Reproduce the listing below exactly, minus its pictures.

--- BEGIN INFORMATION PROVIDED ---

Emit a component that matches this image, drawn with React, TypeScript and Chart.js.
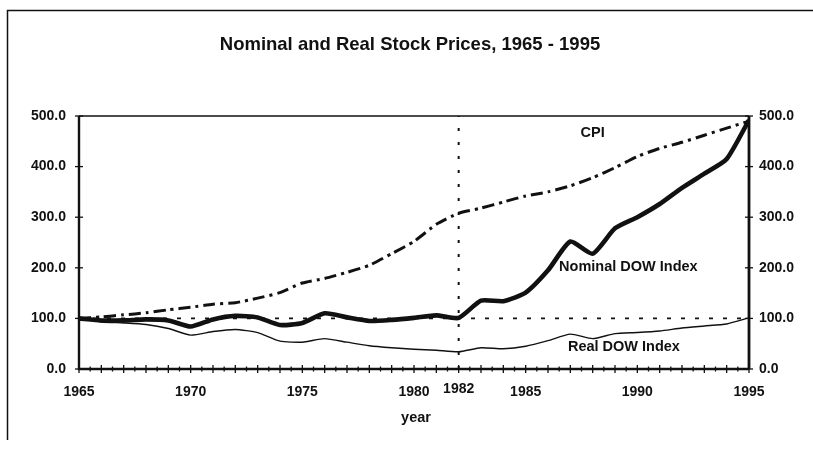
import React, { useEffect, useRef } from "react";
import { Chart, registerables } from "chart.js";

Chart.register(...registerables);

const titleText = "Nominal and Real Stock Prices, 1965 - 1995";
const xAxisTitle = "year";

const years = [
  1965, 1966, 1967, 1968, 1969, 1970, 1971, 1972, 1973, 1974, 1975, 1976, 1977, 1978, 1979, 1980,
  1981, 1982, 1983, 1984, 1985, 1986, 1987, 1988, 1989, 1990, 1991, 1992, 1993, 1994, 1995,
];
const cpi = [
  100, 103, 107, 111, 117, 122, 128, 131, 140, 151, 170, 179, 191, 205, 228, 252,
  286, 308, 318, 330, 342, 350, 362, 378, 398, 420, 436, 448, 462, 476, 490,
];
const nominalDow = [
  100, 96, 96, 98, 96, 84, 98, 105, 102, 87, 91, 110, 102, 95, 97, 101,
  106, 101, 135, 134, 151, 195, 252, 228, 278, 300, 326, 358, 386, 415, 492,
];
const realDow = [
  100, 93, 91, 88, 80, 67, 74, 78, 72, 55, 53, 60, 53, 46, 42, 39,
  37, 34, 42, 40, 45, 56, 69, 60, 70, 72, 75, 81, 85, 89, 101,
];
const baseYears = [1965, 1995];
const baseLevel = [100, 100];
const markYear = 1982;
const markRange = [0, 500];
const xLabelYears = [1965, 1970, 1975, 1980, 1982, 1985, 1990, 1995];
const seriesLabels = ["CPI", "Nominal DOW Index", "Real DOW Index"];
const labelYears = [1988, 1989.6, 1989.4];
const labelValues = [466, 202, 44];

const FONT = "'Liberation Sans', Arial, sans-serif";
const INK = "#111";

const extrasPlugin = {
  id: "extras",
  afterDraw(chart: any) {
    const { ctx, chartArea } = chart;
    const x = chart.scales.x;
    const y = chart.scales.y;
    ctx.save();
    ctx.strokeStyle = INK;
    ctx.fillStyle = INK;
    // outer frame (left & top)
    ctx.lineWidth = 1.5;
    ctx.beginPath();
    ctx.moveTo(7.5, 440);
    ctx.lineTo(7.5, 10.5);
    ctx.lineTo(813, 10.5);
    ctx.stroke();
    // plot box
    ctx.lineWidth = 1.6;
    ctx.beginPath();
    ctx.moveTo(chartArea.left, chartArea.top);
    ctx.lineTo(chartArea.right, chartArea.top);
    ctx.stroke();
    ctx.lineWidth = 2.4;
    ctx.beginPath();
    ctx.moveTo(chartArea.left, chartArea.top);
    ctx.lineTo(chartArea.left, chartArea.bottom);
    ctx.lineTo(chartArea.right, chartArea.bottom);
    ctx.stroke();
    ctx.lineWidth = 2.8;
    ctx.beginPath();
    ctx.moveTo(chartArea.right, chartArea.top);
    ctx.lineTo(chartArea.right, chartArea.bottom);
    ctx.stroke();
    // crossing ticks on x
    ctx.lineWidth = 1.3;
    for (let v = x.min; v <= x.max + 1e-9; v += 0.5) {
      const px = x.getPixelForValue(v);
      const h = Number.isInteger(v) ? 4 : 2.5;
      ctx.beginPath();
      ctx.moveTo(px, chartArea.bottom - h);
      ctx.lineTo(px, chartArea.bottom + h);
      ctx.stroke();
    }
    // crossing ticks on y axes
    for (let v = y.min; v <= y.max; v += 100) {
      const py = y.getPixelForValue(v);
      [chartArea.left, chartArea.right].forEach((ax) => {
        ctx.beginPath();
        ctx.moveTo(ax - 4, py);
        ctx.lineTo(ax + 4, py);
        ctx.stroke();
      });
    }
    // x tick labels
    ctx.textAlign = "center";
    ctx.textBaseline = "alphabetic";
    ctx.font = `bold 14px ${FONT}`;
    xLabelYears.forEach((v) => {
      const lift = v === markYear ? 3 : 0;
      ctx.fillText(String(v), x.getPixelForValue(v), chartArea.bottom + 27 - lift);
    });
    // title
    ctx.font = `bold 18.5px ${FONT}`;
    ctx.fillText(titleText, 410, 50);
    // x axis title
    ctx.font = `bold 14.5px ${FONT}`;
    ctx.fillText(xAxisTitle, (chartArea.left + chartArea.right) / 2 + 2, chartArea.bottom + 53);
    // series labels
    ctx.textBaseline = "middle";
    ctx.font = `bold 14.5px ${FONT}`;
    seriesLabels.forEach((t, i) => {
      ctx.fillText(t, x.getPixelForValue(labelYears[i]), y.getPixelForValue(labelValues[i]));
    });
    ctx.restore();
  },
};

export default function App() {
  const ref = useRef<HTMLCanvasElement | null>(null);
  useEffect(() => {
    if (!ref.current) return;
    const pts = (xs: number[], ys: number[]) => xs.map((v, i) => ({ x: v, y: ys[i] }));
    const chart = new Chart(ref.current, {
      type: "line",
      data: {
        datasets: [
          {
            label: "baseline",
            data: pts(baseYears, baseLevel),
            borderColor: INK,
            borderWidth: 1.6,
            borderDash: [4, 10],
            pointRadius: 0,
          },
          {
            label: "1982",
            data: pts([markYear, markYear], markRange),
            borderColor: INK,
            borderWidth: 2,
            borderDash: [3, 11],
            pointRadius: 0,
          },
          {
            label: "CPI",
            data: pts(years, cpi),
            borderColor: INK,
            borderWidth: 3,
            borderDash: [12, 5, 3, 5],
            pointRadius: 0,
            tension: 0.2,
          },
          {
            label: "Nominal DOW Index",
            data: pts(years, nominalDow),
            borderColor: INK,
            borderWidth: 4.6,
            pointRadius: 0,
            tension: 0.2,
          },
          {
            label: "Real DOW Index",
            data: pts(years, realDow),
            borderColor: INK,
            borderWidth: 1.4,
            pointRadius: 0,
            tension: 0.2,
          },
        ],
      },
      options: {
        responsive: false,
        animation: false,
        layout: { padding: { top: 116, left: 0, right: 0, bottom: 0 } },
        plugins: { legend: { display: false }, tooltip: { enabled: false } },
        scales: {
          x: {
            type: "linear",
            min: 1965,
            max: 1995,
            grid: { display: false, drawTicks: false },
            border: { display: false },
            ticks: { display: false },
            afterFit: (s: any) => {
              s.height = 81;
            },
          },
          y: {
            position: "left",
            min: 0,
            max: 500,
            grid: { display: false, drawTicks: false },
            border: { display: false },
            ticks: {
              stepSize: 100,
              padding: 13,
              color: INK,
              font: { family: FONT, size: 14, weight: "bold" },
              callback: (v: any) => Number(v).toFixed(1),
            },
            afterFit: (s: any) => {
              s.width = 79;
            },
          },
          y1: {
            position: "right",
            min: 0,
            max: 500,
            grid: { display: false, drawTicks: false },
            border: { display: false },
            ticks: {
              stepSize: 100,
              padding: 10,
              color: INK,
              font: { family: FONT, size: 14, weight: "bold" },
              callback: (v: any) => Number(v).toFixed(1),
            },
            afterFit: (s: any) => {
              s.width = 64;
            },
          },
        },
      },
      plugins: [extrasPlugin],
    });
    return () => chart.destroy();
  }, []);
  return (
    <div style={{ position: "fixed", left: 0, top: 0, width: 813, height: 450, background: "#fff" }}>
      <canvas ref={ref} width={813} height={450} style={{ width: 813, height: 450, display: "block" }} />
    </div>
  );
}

--- END INFORMATION PROVIDED ---

» SOLUTION BELOW:
Emit a component that matches this image, drawn with React, TypeScript and Chart.js.
import React, { useEffect, useRef } from "react";
import { Chart, registerables } from "chart.js";

Chart.register(...registerables);

const titleText = "Nominal and Real Stock Prices, 1965 - 1995";
const xAxisTitle = "year";

const years = [
  1965, 1966, 1967, 1968, 1969, 1970, 1971, 1972, 1973, 1974, 1975, 1976, 1977, 1978, 1979, 1980,
  1981, 1982, 1983, 1984, 1985, 1986, 1987, 1988, 1989, 1990, 1991, 1992, 1993, 1994, 1995,
];
const cpi = [
  100, 103, 107, 111, 117, 122, 128, 131, 140, 151, 170, 179, 191, 205, 228, 252,
  286, 308, 318, 330, 342, 350, 362, 378, 398, 420, 436, 448, 462, 476, 490,
];
const nominalDow = [
  100, 96, 96, 98, 96, 84, 98, 105, 102, 87, 91, 110, 102, 95, 97, 101,
  106, 101, 135, 134, 151, 195, 252, 228, 278, 300, 326, 358, 386, 415, 492,
];
const realDow = [
  100, 93, 91, 88, 80, 67, 74, 78, 72, 55, 53, 60, 53, 46, 42, 39,
  37, 34, 42, 40, 45, 56, 69, 60, 70, 72, 75, 81, 85, 89, 101,
];
const baseYears = [1965, 1995];
const baseLevel = [100, 100];
const markYear = 1982;
const markRange = [0, 500];
const xLabelYears = [1965, 1970, 1975, 1980, 1982, 1985, 1990, 1995];
const seriesLabels = ["CPI", "Nominal DOW Index", "Real DOW Index"];
const labelYears = [1988, 1989.6, 1989.4];
const labelValues = [466, 202, 44];

const FONT = "'Liberation Sans', Arial, sans-serif";
const INK = "#111";

const extrasPlugin = {
  id: "extras",
  afterDraw(chart: any) {
    const { ctx, chartArea } = chart;
    const x = chart.scales.x;
    const y = chart.scales.y;
    ctx.save();
    ctx.strokeStyle = INK;
    ctx.fillStyle = INK;
    // outer frame (left & top)
    ctx.lineWidth = 1.5;
    ctx.beginPath();
    ctx.moveTo(7.5, 440);
    ctx.lineTo(7.5, 10.5);
    ctx.lineTo(813, 10.5);
    ctx.stroke();
    // plot box
    ctx.lineWidth = 1.6;
    ctx.beginPath();
    ctx.moveTo(chartArea.left, chartArea.top);
    ctx.lineTo(chartArea.right, chartArea.top);
    ctx.stroke();
    ctx.lineWidth = 2.4;
    ctx.beginPath();
    ctx.moveTo(chartArea.left, chartArea.top);
    ctx.lineTo(chartArea.left, chartArea.bottom);
    ctx.lineTo(chartArea.right, chartArea.bottom);
    ctx.stroke();
    ctx.lineWidth = 2.8;
    ctx.beginPath();
    ctx.moveTo(chartArea.right, chartArea.top);
    ctx.lineTo(chartArea.right, chartArea.bottom);
    ctx.stroke();
    // crossing ticks on x
    ctx.lineWidth = 1.3;
    for (let v = x.min; v <= x.max + 1e-9; v += 0.5) {
      const px = x.getPixelForValue(v);
      const h = Number.isInteger(v) ? 4 : 2.5;
      ctx.beginPath();
      ctx.moveTo(px, chartArea.bottom - h);
      ctx.lineTo(px, chartArea.bottom + h);
      ctx.stroke();
    }
    // crossing ticks on y axes
    for (let v = y.min; v <= y.max; v += 100) {
      const py = y.getPixelForValue(v);
      [chartArea.left, chartArea.right].forEach((ax) => {
        ctx.beginPath();
        ctx.moveTo(ax - 4, py);
        ctx.lineTo(ax + 4, py);
        ctx.stroke();
      });
    }
    // x tick labels
    ctx.textAlign = "center";
    ctx.textBaseline = "alphabetic";
    ctx.font = `bold 14px ${FONT}`;
    xLabelYears.forEach((v) => {
      const lift = v === markYear ? 3 : 0;
      ctx.fillText(String(v), x.getPixelForValue(v), chartArea.bottom + 27 - lift);
    });
    // title
    ctx.font = `bold 18.5px ${FONT}`;
    ctx.fillText(titleText, 410, 50);
    // x axis title
    ctx.font = `bold 14.5px ${FONT}`;
    ctx.fillText(xAxisTitle, (chartArea.left + chartArea.right) / 2 + 2, chartArea.bottom + 53);
    // series labels
    ctx.textBaseline = "middle";
    ctx.font = `bold 14.5px ${FONT}`;
    seriesLabels.forEach((t, i) => {
      ctx.fillText(t, x.getPixelForValue(labelYears[i]), y.getPixelForValue(labelValues[i]));
    });
    ctx.restore();
  },
};

export default function App() {
  const ref = useRef<HTMLCanvasElement | null>(null);
  useEffect(() => {
    if (!ref.current) return;
    const pts = (xs: number[], ys: number[]) => xs.map((v, i) => ({ x: v, y: ys[i] }));
    const chart = new Chart(ref.current, {
      type: "line",
      data: {
        datasets: [
          {
            label: "baseline",
            data: pts(baseYears, baseLevel),
            borderColor: INK,
            borderWidth: 1.6,
            borderDash: [4, 10],
            pointRadius: 0,
          },
          {
            label: "1982",
            data: pts([markYear, markYear], markRange),
            borderColor: INK,
            borderWidth: 2,
            borderDash: [3, 11],
            pointRadius: 0,
          },
          {
            label: "CPI",
            data: pts(years, cpi),
            borderColor: INK,
            borderWidth: 3,
            borderDash: [12, 5, 3, 5],
            pointRadius: 0,
            tension: 0.2,
          },
          {
            label: "Nominal DOW Index",
            data: pts(years, nominalDow),
            borderColor: INK,
            borderWidth: 4.6,
            pointRadius: 0,
            tension: 0.2,
          },
          {
            label: "Real DOW Index",
            data: pts(years, realDow),
            borderColor: INK,
            borderWidth: 1.4,
            pointRadius: 0,
            tension: 0.2,
          },
        ],
      },
      options: {
        responsive: false,
        animation: false,
        layout: { padding: { top: 116, left: 0, right: 0, bottom: 0 } },
        plugins: { legend: { display: false }, tooltip: { enabled: false } },
        scales: {
          x: {
            type: "linear",
            min: 1965,
            max: 1995,
            grid: { display: false, drawTicks: false },
            border: { display: false },
            ticks: { display: false },
            afterFit: (s: any) => {
              s.height = 81;
            },
          },
          y: {
            position: "left",
            min: 0,
            max: 500,
            grid: { display: false, drawTicks: false },
            border: { display: false },
            ticks: {
              stepSize: 100,
              padding: 13,
              color: INK,
              font: { family: FONT, size: 14, weight: "bold" },
              callback: (v: any) => Number(v).toFixed(1),
            },
            afterFit: (s: any) => {
              s.width = 79;
            },
          },
          y1: {
            position: "right",
            min: 0,
            max: 500,
            grid: { display: false, drawTicks: false },
            border: { display: false },
            ticks: {
              stepSize: 100,
              padding: 10,
              color: INK,
              font: { family: FONT, size: 14, weight: "bold" },
              callback: (v: any) => Number(v).toFixed(1),
            },
            afterFit: (s: any) => {
              s.width = 64;
            },
          },
        },
      },
      plugins: [extrasPlugin],
    });
    return () => chart.destroy();
  }, []);
  return (
    <div style={{ position: "fixed", left: 0, top: 0, width: 813, height: 450, background: "#fff" }}>
      <canvas ref={ref} width={813} height={450} style={{ width: 813, height: 450, display: "block" }} />
    </div>
  );
}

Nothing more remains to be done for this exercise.